Repeat every line of the data exactly, but not the pictures.
____________
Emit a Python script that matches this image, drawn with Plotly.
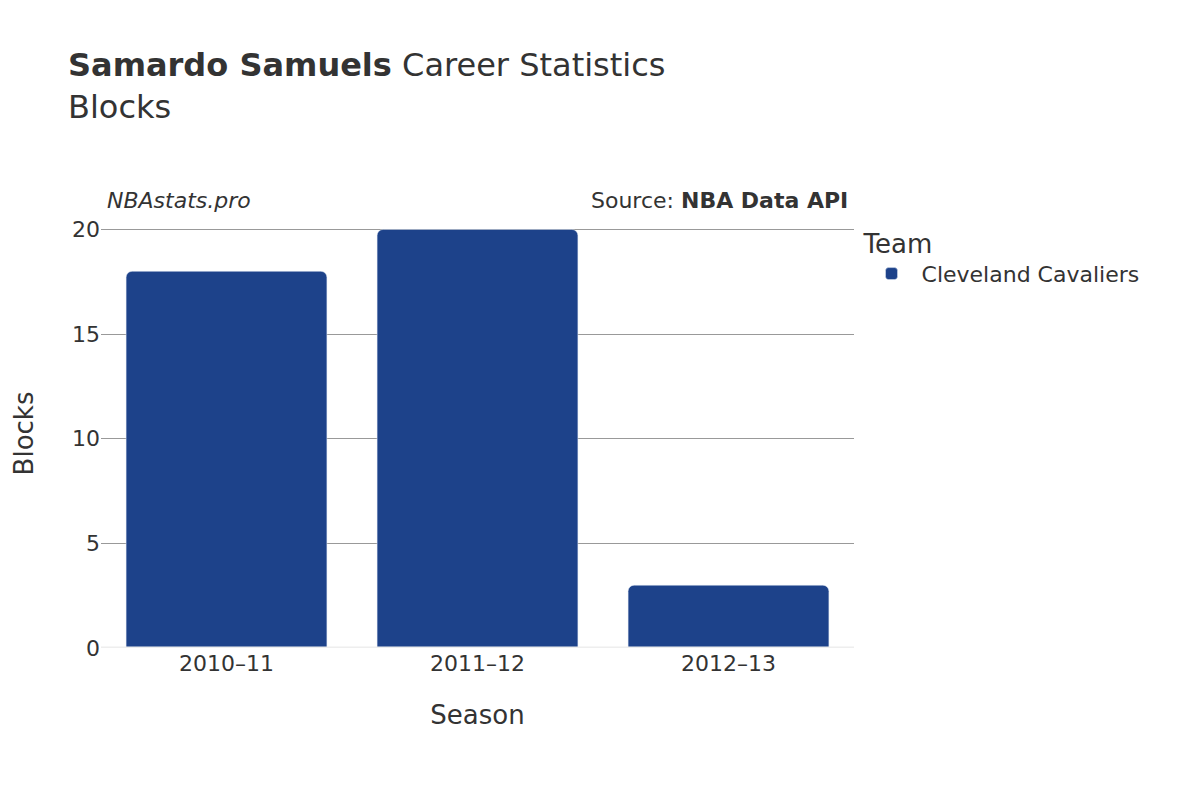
import plotly.graph_objects as go

seasons = ["2010–11", "2011–12", "2012–13"]
blocks = [18, 20, 3]
team = "Cleveland Cavaliers"

fig = go.Figure()
fig.add_trace(go.Bar(x=seasons, y=blocks, name=team, marker_color="#1d428a",
                     marker_cornerradius=6, width=0.8))

fig.update_layout(
    width=1200, height=800,
    font=dict(family="DejaVu Sans", size=22, color="#333"),
    plot_bgcolor="white", paper_bgcolor="white",
    title=dict(text="<b>Samardo Samuels</b> Career Statistics<br>Blocks",
               x=0.05, xanchor="left", y=0.915, yanchor="top", font=dict(size=32)),
    margin=dict(l=93, r=354, t=211, b=160),
    legend=dict(title=dict(text="Team", font=dict(size=26)), x=1.01, y=1.0,
                font=dict(size=22), itemwidth=50),
    xaxis=dict(title=dict(text="Season", font=dict(size=26), standoff=30)),
    yaxis=dict(title=dict(text="Blocks", font=dict(size=26), standoff=30), gridcolor="#999",
               range=[0, 20.5], dtick=5),
    annotations=[
        dict(text="<i>NBAstats.pro</i>", xref="paper", yref="paper", x=0.005, y=1.01,
             showarrow=False, xanchor="left", yanchor="bottom", font=dict(size=22)),
        dict(text="Source: <b>NBA Data API</b>", xref="paper", yref="paper", x=0.995, y=1.01,
             showarrow=False, xanchor="right", yanchor="bottom", font=dict(size=22)),
    ],
    showlegend=True,
)
fig.add_shape(type="line", xref="paper", yref="y", x0=0, x1=1, y0=0, y1=0,
              line=dict(color="#eee", width=3))
fig.write_html("out.html")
____________
__FULL SOLUTION__
Emit a Python script that matches this image, drawn with Plotly.
import plotly.graph_objects as go

seasons = ["2010–11", "2011–12", "2012–13"]
blocks = [18, 20, 3]
team = "Cleveland Cavaliers"

fig = go.Figure()
fig.add_trace(go.Bar(x=seasons, y=blocks, name=team, marker_color="#1d428a",
                     marker_cornerradius=6, width=0.8))

fig.update_layout(
    width=1200, height=800,
    font=dict(family="DejaVu Sans", size=22, color="#333"),
    plot_bgcolor="white", paper_bgcolor="white",
    title=dict(text="<b>Samardo Samuels</b> Career Statistics<br>Blocks",
               x=0.05, xanchor="left", y=0.915, yanchor="top", font=dict(size=32)),
    margin=dict(l=93, r=354, t=211, b=160),
    legend=dict(title=dict(text="Team", font=dict(size=26)), x=1.01, y=1.0,
                font=dict(size=22), itemwidth=50),
    xaxis=dict(title=dict(text="Season", font=dict(size=26), standoff=30)),
    yaxis=dict(title=dict(text="Blocks", font=dict(size=26), standoff=30), gridcolor="#999",
               range=[0, 20.5], dtick=5),
    annotations=[
        dict(text="<i>NBAstats.pro</i>", xref="paper", yref="paper", x=0.005, y=1.01,
             showarrow=False, xanchor="left", yanchor="bottom", font=dict(size=22)),
        dict(text="Source: <b>NBA Data API</b>", xref="paper", yref="paper", x=0.995, y=1.01,
             showarrow=False, xanchor="right", yanchor="bottom", font=dict(size=22)),
    ],
    showlegend=True,
)
fig.add_shape(type="line", xref="paper", yref="y", x0=0, x1=1, y0=0, y1=0,
              line=dict(color="#eee", width=3))
fig.write_html("out.html")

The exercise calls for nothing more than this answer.